Hakk Taâlâ´nın «İbrahim (a.s.) in ikramına mazhar olan konukların haberi sana geldi mi?» (Zariyat, 51/24) kavli; «İbrahim (a.s.) in bunlara gösterdiği büyük ilgi», diye tefsir edilmiştir. Kerem sahibinin misafiri de kerem sahibi olur, denilmiştir.

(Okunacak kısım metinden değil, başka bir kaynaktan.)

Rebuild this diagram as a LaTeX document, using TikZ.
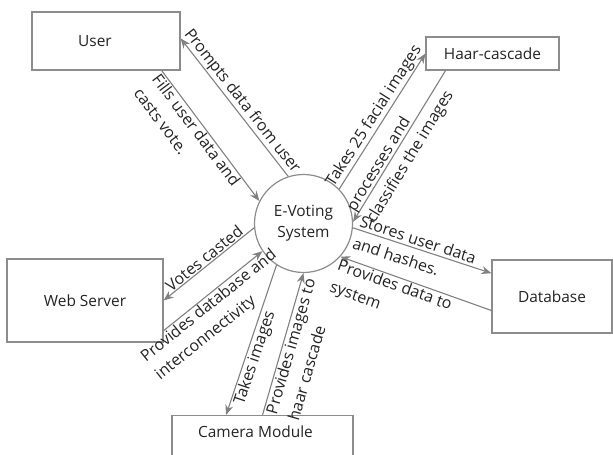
\documentclass[tikz,border=0pt]{standalone}
\usepackage{fontspec}
\setmainfont{Open Sans}
\usetikzlibrary{arrows.meta,calc}

\definecolor{linegray}{RGB}{128,128,128}
\definecolor{boxgray}{RGB}{140,140,140}
\definecolor{txtgray}{RGB}{35,35,35}

\begin{document}
\begin{tikzpicture}[
    x=1bp, y=-1bp,
    box/.style={draw=boxgray, line width=1.2bp, inner sep=0pt, align=center, text=txtgray, font=\fontsize{15.5}{18}\selectfont},
    hub/.style={circle, draw=boxgray, line width=1.2bp, minimum size=98bp, inner sep=0pt, align=center, text=txtgray, font=\fontsize{15.5}{21}\selectfont},
    arr/.style={-{Stealth[length=10bp,width=8bp]}, draw=linegray, line width=1.1bp},
    lbl/.style={sloped, inner sep=1pt, text=txtgray, align=left, font=\fontsize{16}{23}\selectfont}
]
\clip (0,0) rectangle (613,455);
\node[hub] (evs) at (303.5,223.5) {E-Voting\\System};
\node[box, minimum width=148bp, minimum height=58bp] (user) at (106,41) {User\hspace{22bp}};
\node[box, minimum width=133bp, minimum height=33bp] (haar) at (492.5,53.5) {Haar-cascade};
\node[box, minimum width=120bp, minimum height=73bp] (db) at (552,296.5) {Database};
\node[box, minimum width=156bp, minimum height=83bp] (web) at (85,300.5) {Web Server};
\node[box, minimum width=181bp, anchor=north, text height=22bp, text depth=40bp] (cam) at (262.5,415) {Camera Module\hspace{14bp}};
% flows between the system and its parts
\draw[arr] (evs.108) -- node[lbl, above] {Prompts data from user} (user.2);
\draw[arr] (user.-28) -- node[lbl, below, pos=0.42] {Fills user data and\\casts vote.} (evs.153);
\draw[arr] (evs.44) -- node[lbl, above] {Takes 25 facial images} (haar.west);
\draw[arr] (haar.200) -- node[lbl, below=-17bp, pos=0.52] {processes and\\classifies the images} (evs.2);
\draw[arr] (evs.-5) -- node[lbl, below=-17bp, pos=0.45] {Stores user data\\and hashes.} (db.159);
\draw[arr] (db.193) -- node[lbl, below, pos=0.62] {Provides data to\\system} (evs.-42);
\draw[arr] (evs.185) -- node[lbl, above] {Votes casted} (web.east);
\draw[arr] (web.-21) -- node[lbl, below, pos=0.4] {Provides database and\\interconnectivity} (evs.214);
\draw[arr] (evs.237) -- node[lbl, below, pos=0.6] {Takes images} ($(cam.north west)!0.3!(cam.north east)$);
\draw[arr] (cam.north) -- node[lbl, below] {Provides images to\\haar cascade} (evs.270);
\end{tikzpicture}
\end{document}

İbrahim b. Cüneyd anlatıyor: «Şeref ve haysiyet sahibi bir zat şu üç şeyi yapmaktan kaçınmaz-, başkomutan bile olsa bunları bizzat yapar: Babası meclise gelince ayağa kalkar, misafirine ve ilim tahsil ettiği hocasına bizzat hizmet eder, bilmediği şeyi sorar ve öğrenir».
«Toplu olarak veya ayrı ayrı yemenizde bir mahzur yoktur». (Nûr, 24/61) âyetinin tefsirinde İbn Abbas (r.a.), «Ashab, (misafir-siz), tek başlarına yemek yemeyi mahzurlu (günah) görmekte idi. Âyet onlara bu hususta ruhsat vermiştir», demiştir.

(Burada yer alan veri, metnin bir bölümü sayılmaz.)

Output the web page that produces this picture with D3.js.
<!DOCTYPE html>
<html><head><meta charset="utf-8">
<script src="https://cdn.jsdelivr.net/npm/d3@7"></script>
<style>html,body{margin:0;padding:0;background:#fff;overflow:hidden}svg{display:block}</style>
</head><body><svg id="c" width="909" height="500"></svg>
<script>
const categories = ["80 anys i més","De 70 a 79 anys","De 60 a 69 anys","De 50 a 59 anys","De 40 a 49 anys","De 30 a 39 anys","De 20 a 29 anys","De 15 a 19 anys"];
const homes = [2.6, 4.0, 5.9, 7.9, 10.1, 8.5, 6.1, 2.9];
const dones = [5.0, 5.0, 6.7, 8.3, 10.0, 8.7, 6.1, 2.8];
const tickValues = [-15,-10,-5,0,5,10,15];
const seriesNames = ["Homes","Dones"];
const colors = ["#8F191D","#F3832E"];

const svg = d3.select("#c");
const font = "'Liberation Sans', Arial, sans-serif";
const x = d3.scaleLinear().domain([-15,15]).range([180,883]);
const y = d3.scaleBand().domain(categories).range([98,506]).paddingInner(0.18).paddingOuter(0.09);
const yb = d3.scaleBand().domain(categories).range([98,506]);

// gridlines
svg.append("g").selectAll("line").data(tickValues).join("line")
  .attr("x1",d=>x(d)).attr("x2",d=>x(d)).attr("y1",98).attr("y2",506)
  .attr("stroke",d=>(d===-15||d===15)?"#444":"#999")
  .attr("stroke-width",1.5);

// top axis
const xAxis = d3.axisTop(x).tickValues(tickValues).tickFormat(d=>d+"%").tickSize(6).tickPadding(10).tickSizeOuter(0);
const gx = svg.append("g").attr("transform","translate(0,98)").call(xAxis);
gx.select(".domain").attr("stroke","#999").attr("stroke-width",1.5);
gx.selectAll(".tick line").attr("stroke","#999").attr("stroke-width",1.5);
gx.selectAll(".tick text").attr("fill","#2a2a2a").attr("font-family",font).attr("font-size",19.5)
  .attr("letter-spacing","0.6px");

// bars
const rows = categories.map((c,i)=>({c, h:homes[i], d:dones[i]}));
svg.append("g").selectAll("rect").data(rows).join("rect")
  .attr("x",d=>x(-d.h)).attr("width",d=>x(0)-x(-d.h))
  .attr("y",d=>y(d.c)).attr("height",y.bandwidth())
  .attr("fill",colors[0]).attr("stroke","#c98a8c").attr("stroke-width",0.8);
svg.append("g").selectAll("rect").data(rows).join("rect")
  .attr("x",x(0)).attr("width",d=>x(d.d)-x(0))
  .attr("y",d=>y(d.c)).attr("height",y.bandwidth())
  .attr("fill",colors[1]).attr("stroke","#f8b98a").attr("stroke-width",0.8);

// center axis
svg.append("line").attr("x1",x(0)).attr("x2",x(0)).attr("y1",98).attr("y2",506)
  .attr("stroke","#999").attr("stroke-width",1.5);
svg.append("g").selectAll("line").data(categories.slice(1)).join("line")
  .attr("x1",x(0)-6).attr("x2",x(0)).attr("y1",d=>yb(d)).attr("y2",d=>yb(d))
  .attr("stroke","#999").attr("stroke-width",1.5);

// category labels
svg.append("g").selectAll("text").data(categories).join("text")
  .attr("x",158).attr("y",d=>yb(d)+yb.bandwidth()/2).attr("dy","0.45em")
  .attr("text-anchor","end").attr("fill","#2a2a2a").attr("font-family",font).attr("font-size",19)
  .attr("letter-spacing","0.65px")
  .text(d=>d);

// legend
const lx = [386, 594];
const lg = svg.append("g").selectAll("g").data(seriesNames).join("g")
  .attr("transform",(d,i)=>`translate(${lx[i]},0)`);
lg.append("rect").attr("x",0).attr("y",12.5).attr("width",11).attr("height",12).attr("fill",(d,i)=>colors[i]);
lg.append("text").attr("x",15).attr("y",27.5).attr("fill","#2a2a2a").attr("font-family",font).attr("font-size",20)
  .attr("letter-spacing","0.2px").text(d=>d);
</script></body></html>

Derler ki Abdullah b. Amr b. Kureyz bir kişiyi misafir etmiş ve çok güzel ağırlamıştı. Fakat adam oradan ayrılırken, hizmetçilerini adama yardım için koşturmadı. Ağırladığın zata giderken neden ilgi göstermedin ?diyenlere Abdullah: «Hizmetçilerim evimizden ayrılanlara yardım etmezler», (misafir keşke gitmese, biraz daha kalsa diye) dedi. >
Sûfi Abdullah b. Bekâveyh, «Şair Mütenebbî bize şu mealde bir şiir okudu», dedikten sonra aşağıdaki şiiri inşâd etti:
«Kendilerinden ayrılmamaya kadir olan (seni misafir edecek malî kuvvete sahip olan) bir kavimden göçüp gittin mi (bunlar ayrılışına o kadar üzülürler ki) hakikatte vatanlarını bırakıp göçenler olur».

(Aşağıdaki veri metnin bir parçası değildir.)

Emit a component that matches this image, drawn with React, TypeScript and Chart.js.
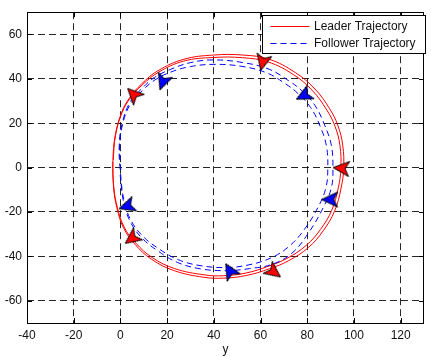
import React, { useEffect, useRef } from "react";
import { Chart, registerables } from "chart.js";
Chart.register(...registerables);

const xTicks = [-40, -20, 0, 20, 40, 60, 80, 100, 120];
const yTicks = [-60, -40, -20, 0, 20, 40, 60];
const xLabel = "y";
const seriesNames = ["Leader Trajectory", "Follower Trajectory"];

// Leader trajectory (two laps)
const leaderX = [
  -3.3, -2.9, -1.5, 1.3, 6.2, 13.2, 23.0, 35.7, 44.1, 53.9, 63.7, 72.1, 80.5, 86.8, 91.7, 94.5, 95.6, 95.2, 93.1, 89.6, 83.3, 74.9, 63.7, 52.5, 39.8, 27.2, 16.0, 9.0, 4.1, 0.6, -2.2,
  -3.2, -2.8, -1.3, 1.6, 6.6, 13.6, 23.3, 35.8, 44.2, 53.7, 63.2, 71.3, 79.5, 85.7, 90.5, 93.3, 94.4, 94.0, 91.9, 88.4, 82.3, 74.2, 63.2, 52.2, 39.8, 27.2, 16.4, 9.3, 4.3, 0.7, -2.1, -3.1,
];
const leaderY = [
  2.7, -9.2, -18.1, -27.1, -34.5, -41.2, -46.4, -49.4, -49.8, -48.6, -45.6, -41.9, -36.0, -28.5, -19.6, -9.2, -0.3, 10.1, 19.0, 26.5, 35.4, 42.8, 48.8, 50.7, 50.7, 48.8, 43.6, 37.6, 31.7, 25.0, 14.6,
  2.7, -9.1, -17.9, -26.8, -34.0, -40.5, -45.5, -48.3, -48.7, -47.5, -44.5, -40.9, -35.1, -27.8, -19.2, -9.1, -0.3, 10.0, 18.6, 25.9, 34.6, 41.8, 47.6, 49.5, 49.6, 48.0, 43.0, 37.2, 31.4, 24.8, 14.5, 3.5,
];

// Follower trajectory (two laps)
const followerX = [
  -0.1, 1.3, 4.1, 9.0, 16.0, 24.4, 34.3, 45.5, 55.3, 65.1, 73.5, 80.5, 86.8, 90.3, 91.0, 90.3, 87.5, 83.3, 77.7, 72.1, 63.7, 52.5, 39.8, 30.0, 21.6, 14.6, 9.0, 4.1, 0.9, -0.5,
  0.1, 1.6, 4.5, 9.5, 16.5, 24.8, 34.5, 45.5, 55.0, 64.2, 72.2, 79.0, 84.8, 88.0, 88.8, 88.2, 85.6, 81.5, 76.0, 70.6, 62.8, 52.0, 40.0, 30.0, 21.5, 14.8, 9.3, 4.4, 1.1, -0.3, 0.2,
];
const followerY = [
  -3.3, -15.2, -24.1, -31.5, -37.5, -42.7, -45.6, -46.4, -45.5, -43.5, -38.5, -29.5, -18.1, -9.2, -0.3, 10.1, 19.0, 28.0, 34.6, 39.1, 44.3, 47.3, 48.5, 47.3, 44.3, 40.6, 35.4, 29.4, 20.5, 10.1,
  -3.3, -15.0, -23.7, -30.8, -36.6, -41.5, -44.2, -45.0, -43.8, -40.8, -35.5, -27.5, -17.5, -9.0, -0.3, 9.8, 18.4, 27.0, 33.4, 37.8, 42.6, 45.6, 46.5, 45.5, 43.0, 39.5, 34.6, 28.8, 20.2, 10.0, -2.0,
];

// Heading markers
const leaderArrowX = [60.9, 5.5, 4.8, 65.8, 94.5];
const leaderArrowY = [47.3, 33.1, -32.0, -47.1, -0.3];
const leaderArrowAngle = [103, 225, 143, 37, 185];
const followerArrowX = [18.1, 78.4, 89.6, 46.8, 2.7];
const followerArrowY = [38.4, 32.4, -14.4, -46.4, -17.4];
const followerArrowAngle = [110, 153, 180, 240, 162];

const FONT = "'Liberation Sans', Arial, sans-serif";

function makeDart(fill: string): HTMLCanvasElement {
  const c = document.createElement("canvas");
  c.width = 26;
  c.height = 26;
  const g = c.getContext("2d")!;
  g.beginPath();
  g.moveTo(21, 13);
  g.lineTo(5, 5.5);
  g.lineTo(9, 13);
  g.lineTo(5, 20.5);
  g.closePath();
  g.fillStyle = fill;
  g.fill();
  g.strokeStyle = "#000";
  g.lineWidth = 1;
  g.stroke();
  return c;
}

const framePlugin = {
  id: "frame",
  afterDraw(chart: any) {
    const { ctx, chartArea: a, scales } = chart;
    const xs = scales.x, ys = scales.y;
    ctx.save();
    ctx.strokeStyle = "#000";
    ctx.lineWidth = 1;
    ctx.setLineDash([]);
    ctx.beginPath();
    for (const v of xTicks) {
      const p = Math.round(xs.getPixelForValue(v)) + 0.5;
      ctx.moveTo(p, a.bottom);
      ctx.lineTo(p, a.bottom - 5);
      ctx.moveTo(p, a.top);
      ctx.lineTo(p, a.top + 5);
    }
    for (const v of yTicks) {
      const p = Math.round(ys.getPixelForValue(v)) + 0.5;
      ctx.moveTo(a.left, p);
      ctx.lineTo(a.left + 5, p);
      ctx.moveTo(a.right, p);
      ctx.lineTo(a.right - 5, p);
    }
    ctx.stroke();
    ctx.strokeRect(Math.round(a.left) + 0.5, Math.round(a.top) + 0.5, Math.round(a.right - a.left) - 1, Math.round(a.bottom - a.top));

    // legend
    const lx = 262.5, ly = 15.5, lw = 163, lh = 38;
    ctx.fillStyle = "#fff";
    ctx.fillRect(lx, ly, lw, lh);
    ctx.strokeStyle = "#000";
    ctx.strokeRect(lx, ly, lw, lh);
    const rows = [26, 43];
    const colors = ["#ff0000", "#0000ff"];
    const dashes = [[], [6, 4]];
    for (let i = 0; i < 2; i++) {
      ctx.beginPath();
      ctx.strokeStyle = colors[i];
      ctx.setLineDash(dashes[i]);
      ctx.moveTo(270.5, rows[i] + 0.5);
      ctx.lineTo(309.5, rows[i] + 0.5);
      ctx.stroke();
      ctx.setLineDash([]);
      ctx.fillStyle = "#111";
      ctx.font = `12px ${FONT}`;
      ctx.textBaseline = "middle";
      ctx.textAlign = "left";
      ctx.fillText(seriesNames[i], 314, rows[i] + 0.5);
    }
    ctx.restore();
  },
};

export default function App() {
  const ref = useRef<HTMLCanvasElement>(null);
  useEffect(() => {
    if (!ref.current) return;
    const toPts = (xs: number[], ys: number[]) => xs.map((x, i) => ({ x, y: ys[i] }));
    const chart = new Chart(ref.current, {
      type: "scatter",
      data: {
        datasets: [
          {
            label: "leader heading",
            data: toPts(leaderArrowX, leaderArrowY),
            pointStyle: makeDart("#ff0000") as any,
            rotation: leaderArrowAngle as any,
            pointRadius: 6,
            showLine: false,
            order: 0,
          },
          {
            label: "follower heading",
            data: toPts(followerArrowX, followerArrowY),
            pointStyle: makeDart("#0000ff") as any,
            rotation: followerArrowAngle as any,
            pointRadius: 6,
            showLine: false,
            order: 0,
          },
          {
            label: seriesNames[0],
            data: toPts(leaderX, leaderY),
            showLine: true,
            borderColor: "#ff0000",
            borderWidth: 1,
            pointRadius: 0,
            tension: 0.4,
            order: 2,
          },
          {
            label: seriesNames[1],
            data: toPts(followerX, followerY),
            showLine: true,
            borderColor: "#0000ff",
            borderWidth: 1,
            borderDash: [6, 4],
            pointRadius: 0,
            tension: 0.4,
            order: 1,
          },
        ],
      },
      options: {
        animation: false,
        responsive: false,
        devicePixelRatio: 1,
        layout: { padding: { top: 9, right: 1, left: 0, bottom: 0 } },
        plugins: { legend: { display: false }, tooltip: { enabled: false } },
        scales: {
          x: {
            type: "linear",
            min: -40,
            max: 130,
            afterBuildTicks: (s: any) => {
              s.ticks = xTicks.map((v) => ({ value: v }));
            },
            afterFit: (s: any) => {
              s.height = 33;
            },
            grid: { color: "rgba(0,0,0,0.85)", drawTicks: false },
            border: { display: false, dash: [7, 4] },
            ticks: { color: "#111", font: { family: FONT, size: 12 }, padding: 5, maxRotation: 0 },
            title: { display: true, text: xLabel, color: "#111", font: { family: FONT, size: 12, lineHeight: 1 }, padding: 0 },
          },
          y: {
            type: "linear",
            min: -70,
            max: 70,
            afterBuildTicks: (s: any) => {
              s.ticks = yTicks.map((v) => ({ value: v }));
            },
            afterFit: (s: any) => {
              s.width = 27;
            },
            grid: { color: "rgba(0,0,0,0.85)", drawTicks: false },
            border: { display: false, dash: [7, 4] },
            ticks: { color: "#111", font: { family: FONT, size: 12 }, padding: 5 },
          },
        },
      },
      plugins: [framePlugin],
    });
    return () => chart.destroy();
  }, []);
  return (
    <div style={{ position: "absolute", left: 0, top: 0, width: 431, height: 356, background: "#fff" }}>
      <canvas ref={ref} width={431} height={356} />
    </div>
  );
}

Sufilerden biri anlatmıştır-. Şiddetli soğukların hüküm sürdüğü kış gününde bir kere Bişr b. Haris Hâfî´nin evine gitmiştim. Elbisesinin içinde titrer bir halde gördüm. Ey Ebu Nasr, halk bu gibi
illerde daha çok elbise giyer, sen ise daha az elbise giyiniyorsun,
bunun sebebi nedir? dedim. Şöyle dedi: «Fakirleri ve içinde bulundukları
durumu hatırladım, fukaraya yardım olsun diye verecek bir şeye
sahip olmadığım için hiç olmazsa soğuğun sıkıntîsını çekmede onlara arkadaş ve onlarla hemhal olayım», istedim.
Dakkak diyor ki: «Varlıklı kişinin yoksula vermesi sehâ değil-
sehâ yoksulun varlıklı kişiye vermesinden ibarettir» İsâr, yani kulun dilenmemesi verileni de kabul etmemesidir).